Mr Benjamin refers to 2015 as an abnormal year with business and consumer restraint guided by the May election. The problem with Mr Benjamin’s contention is that this ‘restraint’ started earlier in 2014 as the GDP growth rates and CPI index revealed. It is convenient to blame the May election, but it is not grounded in statistical truth. Plus, the budget and its massive influx of government funds have never historically caused the increase in GDP growth from H1 to H2 and to overall WY GDP growth to sky-jump 328.57% in the past, even in difficult years. If it didn’t happen when the budget is typically approved in April and spending typically starts in May, it certainly wouldn’t when the budget is approved in August and spending starts in September, and particularly not when deflation increased from H1 to H2 in 2015.
Mr Benjamin did confirm that deflation is measured by looking at the slide in the CPI. While he may not have cause to worry because the CPI did not slide 1.6% from June 2015 to December 2015, as Chief Statistician, he certainly should have cause to worry because the CPI did slide 2.07% year-over-year from December 2014 to December 2015. The CPI declined 0.22% from H1 2014 to H1 2015. Incidentally, that was correctly confirmed in the Finance Minister’s budget speech. Where it gets very troubling is that the Finance Minister claimed at paragraph 3.14 of that speech that deflation was at 1.8% by the end of December 2015 (ostensibly compared to December 2014). This is disputed by Mr Benjamin’s very own figures which put the CPI at the end of Dec 2014 at 113.94 versus 111.87 at the end of December 2015. That is deflation at 2.07%, not at the 1.8% claimed by the Minister of Finance in his budget speech! Mr Benjamin refers to imports of consumer goods increasing by quarter in 2015 as a “…proxy of consumers’ willingness to spend”. The Finance Minister at paragraph 3.8 reported a significant 17.7% decline in merchandise imports. How do we solve this telling contradiction between the Finance Minister and his Chief Statistician? Importing does not compute or translate to buying. Plus, VAT collections and remittances declined amidst falling export revenues. If this is Mr Benjamin’s definition of consumer confidence heading in the right direction, I don’t want to wait to hear from him when consumer confidence begins to head in the wrong direction.

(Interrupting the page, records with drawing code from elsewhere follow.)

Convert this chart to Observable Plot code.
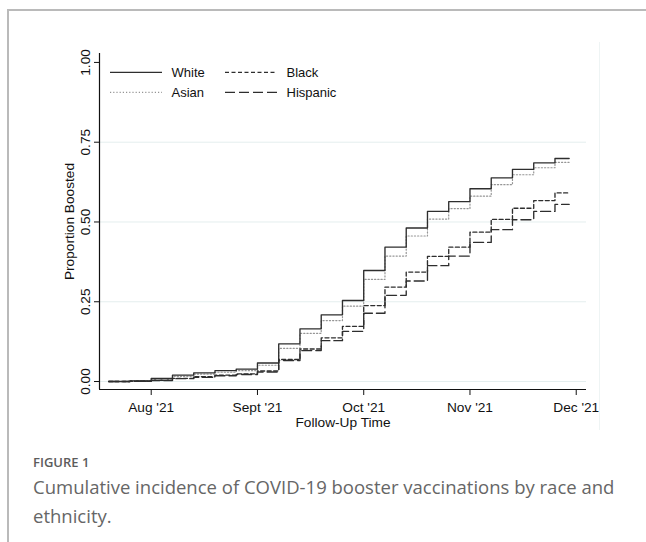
<!DOCTYPE html>
<html><head><meta charset="utf-8">
<script src="https://cdn.jsdelivr.net/npm/d3@7"></script>
<script src="https://cdn.jsdelivr.net/npm/@observablehq/plot@0.6"></script>
<style>
html,body{margin:0;padding:0;background:#fff;}
body{width:646px;height:542px;overflow:hidden;position:relative;font-family:"Liberation Sans",Arial,sans-serif;}
#frame{position:absolute;left:7px;top:9px;width:700px;height:600px;border-left:2px solid #bababa;border-top:2px solid #bababa;}
#imgedge{position:absolute;left:599px;top:42px;width:1px;height:388px;background:#eef4f4;}
#chart{position:absolute;left:0;top:0;}
#legend{position:absolute;left:0;top:0;}
#fig{position:absolute;left:33px;top:454px;font-family:"Open Sans",sans-serif;font-weight:600;font-size:13px;line-height:16px;color:#5c5c5c;}
#cap{position:absolute;left:33px;top:472px;font-family:"Open Sans",sans-serif;font-weight:400;font-size:18.5px;line-height:29px;color:#666;white-space:nowrap;}
</style></head><body>
<div id="frame"></div>
<div id="imgedge"></div>
<div id="chart"></div>
<svg id="legend" width="646" height="120"></svg>
<div id="fig">FIGURE 1</div>
<div id="cap">Cumulative incidence of COVID-19 booster vaccinations by race and<br>ethnicity.</div>
<script>
// Step start days (follow-up days, Aug '21 = 30)
const days = [18,24,30,36,42,48,54,60,66,72,78,84,90,96,102,108,114,120,126,132,138,144];
const endDay = 148;
const white    = [0,0.002,0.010,0.020,0.027,0.034,0.039,0.058,0.118,0.165,0.209,0.254,0.348,0.421,0.481,0.533,0.564,0.604,0.638,0.665,0.685,0.699];
const black    = [0,0.001,0.004,0.010,0.015,0.020,0.024,0.033,0.069,0.102,0.137,0.173,0.238,0.296,0.343,0.392,0.421,0.468,0.508,0.543,0.567,0.591];
const asian    = [0,0.002,0.007,0.016,0.023,0.029,0.034,0.051,0.104,0.151,0.191,0.236,0.320,0.393,0.456,0.509,0.542,0.581,0.617,0.648,0.670,0.687];
const hispanic = [0,0.001,0.003,0.009,0.013,0.018,0.022,0.030,0.066,0.097,0.128,0.157,0.214,0.270,0.315,0.363,0.393,0.436,0.476,0.507,0.533,0.555];
const seriesNames = ["White","Black","Asian","Hispanic"];
const xTicks = [30,60,90,120,150];
const xLabels = ["Aug '21","Sept '21","Oct '21","Nov '21","Dec '21"];
const yTicks = [0,0.25,0.5,0.75,1];
const gridVals = [0,0.25,0.5,0.75];

const styles = {
  White:    {stroke:"#2e2e2e", dash:null,   width:1.35},
  Black:    {stroke:"#2e2e2e", dash:"4,2.5",width:1.35},
  Asian:    {stroke:"#959595", dash:"1.2,2",width:1.2},
  Hispanic: {stroke:"#2e2e2e", dash:"10,4", width:1.35}
};
const valuesBy = {White:white, Black:black, Asian:asian, Hispanic:hispanic};
const rows = [];
for (const s of seriesNames) {
  const v = valuesBy[s];
  days.forEach((d,i) => rows.push({series:s, day:d, v:v[i]}));
  rows.push({series:s, day:endDay, v:v[v.length-1]});
}
const xMin = 15.4, xMax = 152.9, yMin = -0.025, yMax = 1.028;

const lineMarks = ["Asian","Hispanic","Black","White"].map(s => Plot.line(rows.filter(r => r.series===s), {
  x:"day", y:"v", curve:"step-after", stroke:styles[s].stroke, strokeWidth:styles[s].width,
  strokeDasharray:styles[s].dash
}));

const chart = Plot.plot({
  width:646, height:440,
  marginLeft:99, marginRight:60, marginTop:53, marginBottom:51,
  style:{fontFamily:"'Liberation Sans', Arial, sans-serif", fontSize:"13.7px", color:"#111", background:"transparent"},
  x:{domain:[xMin,xMax]},
  y:{domain:[yMin,yMax]},
  marks:[
    Plot.gridY(gridVals, {stroke:"#e4eeee", strokeOpacity:1, strokeWidth:1}),
    ...lineMarks,
    Plot.ruleX([xMin], {stroke:"#111", strokeWidth:1.2}),
    Plot.ruleY([yMin], {stroke:"#111", strokeWidth:1.2}),
    Plot.axisX(xTicks, {tickSize:6, tickPadding:7, tickFormat:(d)=>xLabels[xTicks.indexOf(d)], stroke:"#111", fill:"#111", label:null, fontSize:13.7}),
    Plot.axisY(yTicks, {tickSize:5, tickPadding:5, tickRotate:-90, tickFormat:d3.format(".2f"), stroke:"#111", fill:"#111", label:null, fontSize:13.7}),
    Plot.text(["Proportion Boosted"], {frameAnchor:"left", dx:-26, rotate:-90, lineAnchor:"bottom", textAnchor:"middle", fill:"#111", fontSize:13.7}),
    Plot.text(["Follow-Up Time"], {frameAnchor:"bottom", dy:37, lineAnchor:"bottom", textAnchor:"middle", fill:"#111", fontSize:13.7})
  ]
});
document.getElementById("chart").appendChild(chart);

// Legend
const leg = d3.select("#legend");
leg.append("rect").attr("x",104).attr("y",58).attr("width",250).attr("height",46).attr("fill","#fff");
const legItems = [
  {s:"White", col:0, row:0},{s:"Black", col:1, row:0},
  {s:"Asian", col:0, row:1},{s:"Hispanic", col:1, row:1}
];
for (const it of legItems) {
  const x0 = it.col ? 225 : 110, y = it.row ? 92.3 : 72.3;
  const st = styles[it.s];
  leg.append("line").attr("x1",x0).attr("x2",x0+52).attr("y1",y).attr("y2",y)
    .attr("stroke",st.stroke).attr("stroke-width",st.width).attr("stroke-dasharray",st.dash);
  leg.append("text").attr("x", x0+61.5).attr("y", y+4.6).text(it.s)
    .attr("font-family","'Liberation Sans', Arial, sans-serif").attr("font-size",13).attr("fill","#111");
}
</script>
</body></html>
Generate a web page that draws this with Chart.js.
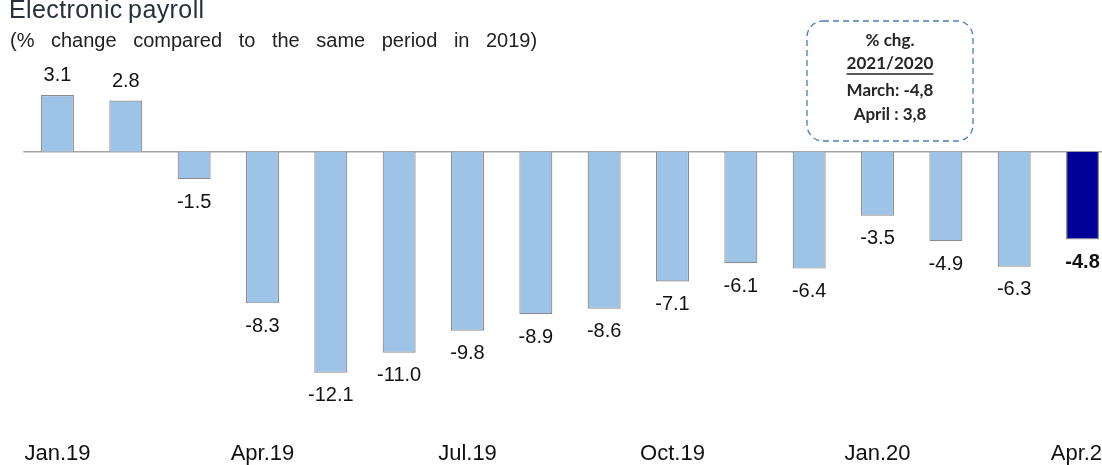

Mr Benjamin admonished Stabroek News for failing to seek clarification on situations where a clear misunderstanding of fundamentals of the economy led to faulty analysis and confusion. It is clear that those with the supposed clearest understanding of the fundamentals of the economy are decidedly unclear on matters that require the utmost clarity. One has to wonder if it is time to consult the voodoo priest or obeah man to get straight advice about the real state of our economy. There is considerable doubt over this whole year 2015 GDP real growth rate number and this doubt casts serious doubt on the entire economy. If the numbers thrown out by the government do not meet the smell test, then the society has no clue if they are actually sinking or swimming.